Disney reported nothing less than the best quarter in the company's history today, with executives touting that Disney's long-term focus is driving remarkable value. The stock market rewarded Disney for its efforts by sending shares down 3.7% to a valuation of just 15 times those spectacular earnings.
How can that be? Cramer explained that for fund managers focused on the short term, all that matters is the growth, or lack there of, in subscribers of ESPN. Disney's movies, theme parks, Star Wars, none of that matters to these guys, Cramer noted.
But more seasoned investors, those with a longer-term view, will note Disney is not a one-trick pony and has, in fact, reinvigorated itself on many occasions. There was a time in the not-so-distant past when Disney's theme parks were ailing. They were fixed. Other times, the movie studios were faltering. They were fixed. So why would investors not believe that ESPN can be fixed?
Cramer said Disney is a powerhouse of brands like no other, and that's why he's continuing to bet with, and not against, the company.
Executive Decision: David Aldrich
For his "Executive Decision" segment, Cramer spoke with David Aldrich, chairman and CEO of Skyworks Solutions (SWKS - Get Report) , the communications chipmaker that just delivered a 2-cents-a-share earnings beat but still has shares down 25% for the year and a full 50% from its highs last year.
Aldrich said Skyworks is taking everything it has learned about communicating with smart phones and tablets and applying that technology to cars, entertainment boxes and a host of smart "things" from smoke detectors to light bulbs.

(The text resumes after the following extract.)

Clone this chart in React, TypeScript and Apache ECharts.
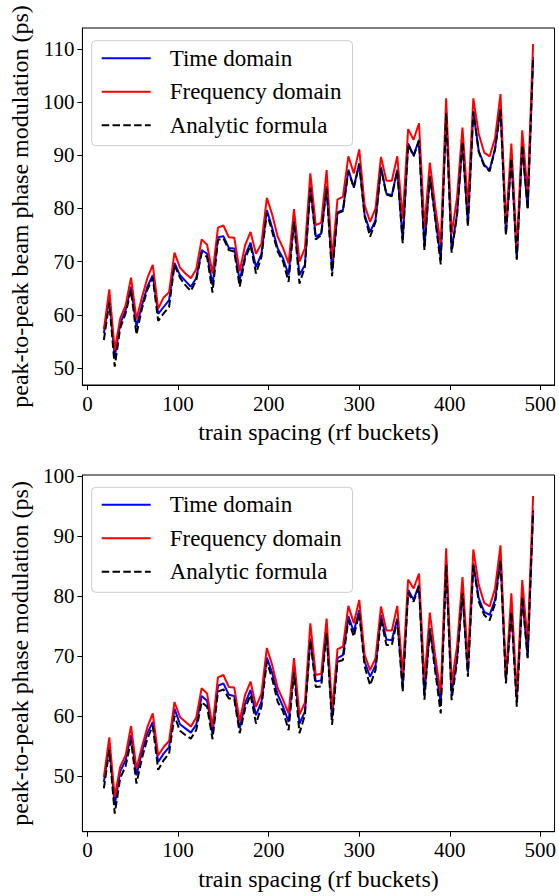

Skyworks has mastered the art of communicating with multiple devices on multiple frequencies and services as the knitting that allows many different devices to talk to one another.
Aldrich said Skyworks is playing in all the right spaces, mainly mobility, connectivity, autos and the Internet of things. That's how his company has been able to grow 15% to 20% a year but still maintain operating margins of 40%.
Cramer said this is one stock that has simply gotten too low.